Confessiamolo senza paura, senza vergogna: tutti abbiamo pensato – almeno una volta nella vita – che la morte, per forza, dovesse essere l’ultima parola. Il terribile appuntamento al quale nessuno potrà mancare.
È lei la megera che nasconde il nulla, la grande traditrice, la vera nemica, la porta spalancata sull’abisso, di cui è impossibile intravedere il fondo. Ammettiamo di aver avuto paura di esserne inghiottiti, fagocitati, dimenticati. Di finire nel niente, nell’assurdo gelido delle gelide galassie. Ci siamo ribellati, qualcuno ha persino bestemmiato, qualcun altro si è imposto di non pensarci.
I consigli, a riguardo, si sono sprecati: «Cogli l’attimo che viene; godi finché sei in tempo, prima che il tuo corpo ti tradisca…». Ma abbiamo dovuto constatare che l’attimo è più smaliziato di quanto si potesse credere e prima di essere afferrato è già svanito. Pensare di godere l’attimo è come bere acqua di mare. Non disseta.
Gettarsi sui piaceri e sulle cose pensando di trovarvi la gioia è come chiedere compassione ad un albero di mele. Alle cose non bisogna chiedere quel che non potranno dare. Queste mantengono sempre la parola data: non ci hanno mai promesso nulla.
Ci siamo accorti di essere arsi dalla sete di verità e di libertà; di giustizia e di eternità. Sete di amore e di senso. Abbiamo preso in considerazione anche altre proposte. A tutti gli amici del nostro pellegrinaggio terreno diciamo grazie. Ognuno ha dato quello che poteva. Ma ciò che si trova sul mercato dell’umano era troppo poco per poter mettere a tacere la nostra inquietudine.
Le domande continuavano a farci male. Martellavano di brutto. Le sentivamo pulsare nelle tempie. E pretendevano risposte vere. Confessiamolo, senza vergogna, senza inutile pudore: tutti ci siamo cascati. Anche noi, almeno una volta nella vita, ci siamo convinti che nascere per morire non è poi un grande affare.
“Ma chi mi donato questo cuore che non si accontenta mai? Chi è che rende insonni le mie notti? Da dove viene questo desiderio di immortalità? Dove è finita la mia mamma? E l’amico della mia infanzia? Vivono ancora? E dove?...”.
Poi ci fu un incontro, uno di quegli incontri che ti cambiano la vita.
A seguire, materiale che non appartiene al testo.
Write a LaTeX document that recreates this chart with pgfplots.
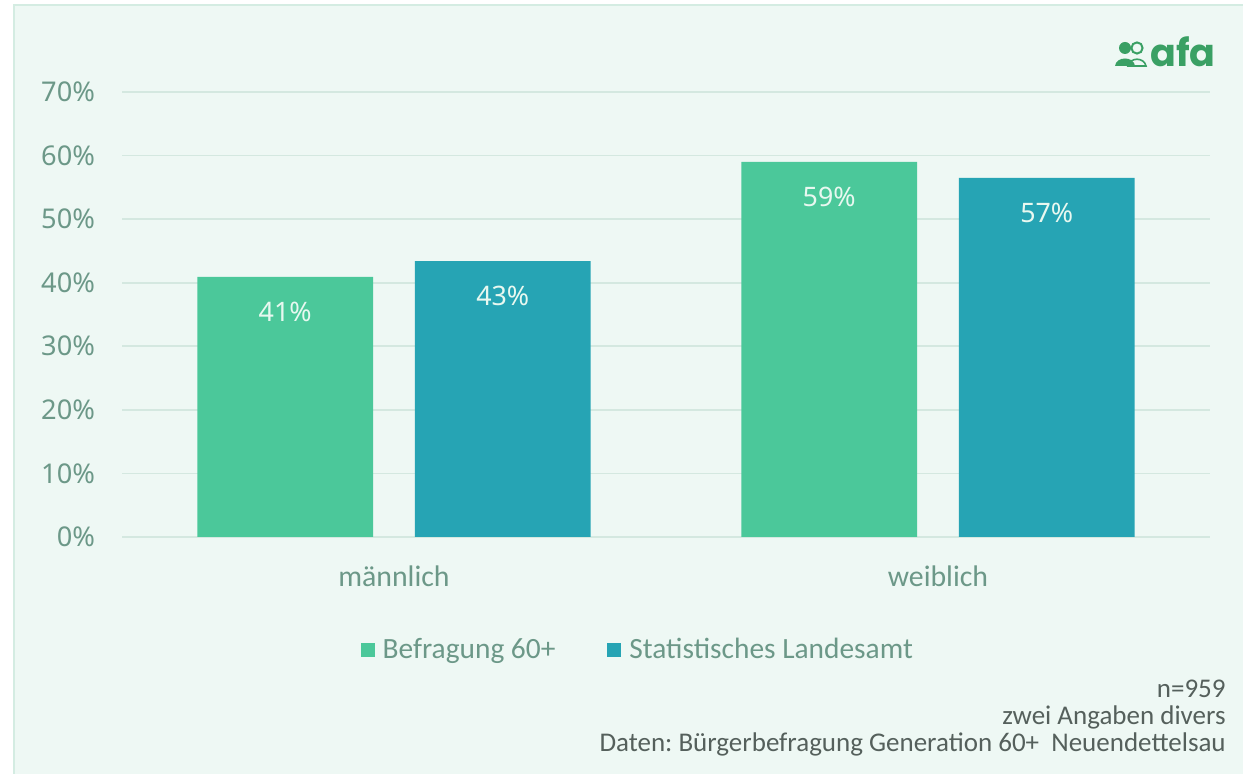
\documentclass[border=0pt]{standalone}
\usepackage{fontspec}
\setmainfont{Carlito}
\newfontfamily\noto{Noto Sans}
\newfontfamily\logofont{Poppins}
\usepackage{pgfplots}
\pgfplotsset{compat=1.18}
\definecolor{bg}{RGB}{238,248,244}
\definecolor{framec}{RGB}{212,236,226}
\definecolor{gridc}{RGB}{212,232,224}
\definecolor{cgreen}{RGB}{75,200,154}
\definecolor{cteal}{RGB}{38,164,180}
\definecolor{txt}{RGB}{108,152,136}
\definecolor{lbl}{RGB}{232,248,240}
\definecolor{foot}{RGB}{85,96,92}
\definecolor{logoc}{RGB}{58,160,100}
\frenchspacing
\begin{document}
\begin{tikzpicture}
\path[use as bounding box] (0pt,0pt) rectangle (621.5pt,387pt);
\fill[white] (0pt,0pt) rectangle (621.5pt,387pt);
\fill[bg] (7pt,0pt) rectangle (621.5pt,384.5pt);
\draw[framec, line width=1pt] (7pt,0pt) -- (7pt,384.5pt) -- (621.5pt,384.5pt);
\begin{axis}[
  at={(61pt,118.5pt)}, anchor=south west, scale only axis,
  width=544pt, height=222.5pt,
  ybar,
  xmin=-0.5, xmax=1.5, ymin=0, ymax=70,
  xtick={0,1}, xticklabels={männlich,weiblich},
  ytick={0,10,...,70},
  yticklabels={0\%,10\%,20\%,30\%,40\%,50\%,60\%,70\%},
  axis line style={draw=none}, major tick length=0pt,
  ymajorgrids, grid style={gridc, line width=0.8pt},
  yticklabel style={font=\noto\fontsize{13.6}{16}\selectfont, text=txt, xshift=-10pt},
  xticklabel style={font=\fontsize{14.9}{18}\selectfont, text=txt, yshift=-11pt},
  bar width=0.323,
  nodes near coords, point meta=explicit symbolic,
  every node near coord/.append style={font=\noto\fontsize{13.4}{16}\selectfont, text=lbl, anchor=center, yshift=-17.5pt},
  legend style={at={(0.475,-0.254)}, anchor=center, draw=none, fill=none,
    legend columns=2, font=\fontsize{14.7}{18}\selectfont, text=txt,
    /tikz/every even column/.append style={column sep=24pt},
    /tikz/every odd column/.append style={column sep=0pt}},
  legend image code/.code={\fill[#1] (0pt,-3.5pt) rectangle (7pt,3.5pt);},
  legend cell align=left,
]
\addplot[bar shift=-0.2, fill=cgreen, draw=none] coordinates {(0,40.9)[41\%] (1,59.0)[59\%]};
\addplot[bar shift=0.2, fill=cteal, draw=none] coordinates {(0,43.4)[43\%] (1,56.5)[57\%]};
\legend{\hspace{2pt}Befragung 60+, \hspace{2pt}Statistisches Landesamt}
\end{axis}
% footnote
\node[anchor=base east, text=foot, font=\fontsize{13.5}{16}\selectfont, inner sep=0pt] at (613pt,38pt) {n=959};
\node[anchor=base east, text=foot, font=\fontsize{13.5}{16}\selectfont, inner sep=0pt] at (613pt,24.5pt) {zwei Angaben divers};
\node[anchor=base east, text=foot, font=\fontsize{13.5}{16}\selectfont, inner sep=0pt] at (613pt,11pt) {Daten: Bürgerbefragung Generation 60+\ \ Neuendettelsau};
% logo
\fill[logoc] (562.5pt,363pt) circle (3pt);
\draw[logoc, line width=1pt] (568.5pt,363pt) circle (2.8pt);
\fill[logoc] (557.5pt,354pt) .. controls (558pt,359pt) and (567pt,359pt) .. (567.5pt,354pt) -- cycle;
\draw[logoc, line width=0.8pt] (564pt,354pt) .. controls (565pt,358.5pt) and (572pt,358.5pt) .. (573pt,354pt) -- cycle;
\node[anchor=base west, text=logoc, font=\logofont\bfseries\fontsize{19}{22}\selectfont, inner sep=0pt] at (575pt,353.5pt) {afa};
\end{tikzpicture}
\end{document}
Abbiamo letto il Vangelo e fu come gettarsi a capofitto in un ruscello d’acqua in un’afosa giornata di agosto. E vi abbiamo trovato le risposte a mille nostre domande. E abbiamo scoperto la Chiesa che di quel libro conserva viva la memoria e si è assunta la fatica, il dovere, la gioia di passarlo agli altri. Di generazione in generazione, finché il tempo partorirà il tempo.
Chi ha incontrato il Signore della vita e della storia ne è diventato amico… È vero, anche se è difficile da dire.